I think a great example of this is the National Environmental Policy Act (NEPA) passed in 1969. The day after NEPA passed in 1969, the Environmental Law Institute was founded. The whole purpose of this institute was to sue under the cause of action that’s granted by the passage of NEPA. And NEPA is just one example of the many statutes passed in that era that gave citizens the ability to sue whenever they thought that the government wasn’t faithfully following the statutory requirements. In response, the government had to change its spending behavior in order to satisfy the citizens making noise.

What’s suggestive in our paper is that we particularly see
this increase in costs in places where incomes increased the most. People with
money are best able to execute on their ability to speak to government — I
would strongly suspect that there is a high correlation between income and
lawsuits in these areas. That’s because the regulation really allows for lawsuits.
And even just the threat of a lawsuit could make you write a more careful
environmental plan, hold more public hearings, raise the costs of hearings, take
into account concerns so as to avoid lawsuits, or hire environmental
consultants. This is basically an entire industry that didn’t exist before the
1970s.

This was all 50 years ago. It seems like, over the past half-century, we would’ve figured out that this was a potential issue, but it appears to still be a problem today. Why aren’t we fixing it?

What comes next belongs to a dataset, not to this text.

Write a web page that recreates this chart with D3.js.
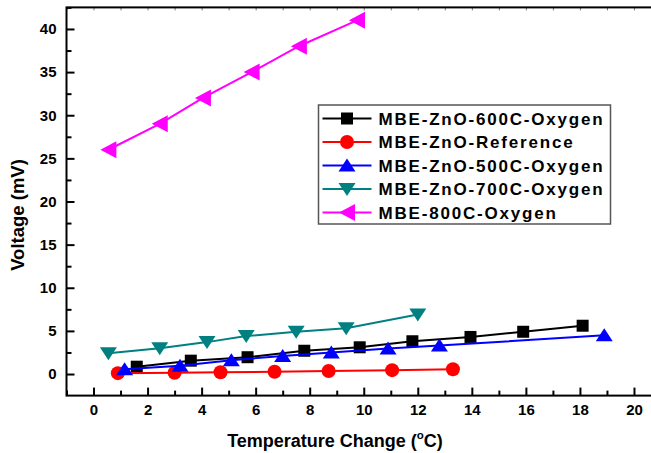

Well, I think there are a lot of winners from these
policies, and you could always see yourself as a potential winner even if
you’re not a winner today. Suppose you live near a metro line that’s getting
built very slowly, in part because of citizens who are voicing their concerns about
the impacts of the metro line in their backyard. That is absolutely within
their right to do. And while you might be aggravated that it’s taking so long, I
don’t think you would be in favor of changing these laws. What if they decide
to run a metro line behind your house? You would want the power to protest that.

I also think it’s just really difficult. It’s like
changing the direction of an aircraft carrier, because there are all these
parts and fixing one part alone is not enough. Even if you got rid of NEPA, I
don’t think you would see a substantive change because there are so many
statutes and factors that contribute to this problem. For example, we now have
a much more litigious system than before — a system in which the Supreme Court has
given citizens the right to sue executive branch agencies. So addressing all of
these things together would require some kind of monumental change.

If President Biden came to you and said, “We want to improve
infrastructure and build America back better, but we’re worried about costs and
delays,” what would you advise?

I would say that the politically feasible, but still powerful, thing to do is to require final cost reporting — and even to require interim cost reporting. The best way to control costs is to make them public and less opaque. A while ago, Congress asked the US Government Accountability Office (GAO) to try and understand whether US infrastructure spending was high. And as best as I understand it, the GAO basically responded by saying, “Well, we don’t really know. There’s not enough information on costs to even understand this.”

I think it’s a lot easier to have states report costs than it is to try and limit the public comment period on a project. Would I suggest the latter? Yes. But does that seem politically feasible to me? No.

James Pethokoukis is the Dewitt Wallace Fellow at the American Enterprise Institute, where he writes and edits the AEIdeas blog and hosts a weekly podcast, “Political Economy with James Pethokoukis.” Leah is an associate professor in the Trachtenberg School of Public Policy and Public Administration at George Washington University, as well as the Director of the Center for Washington Area Studies.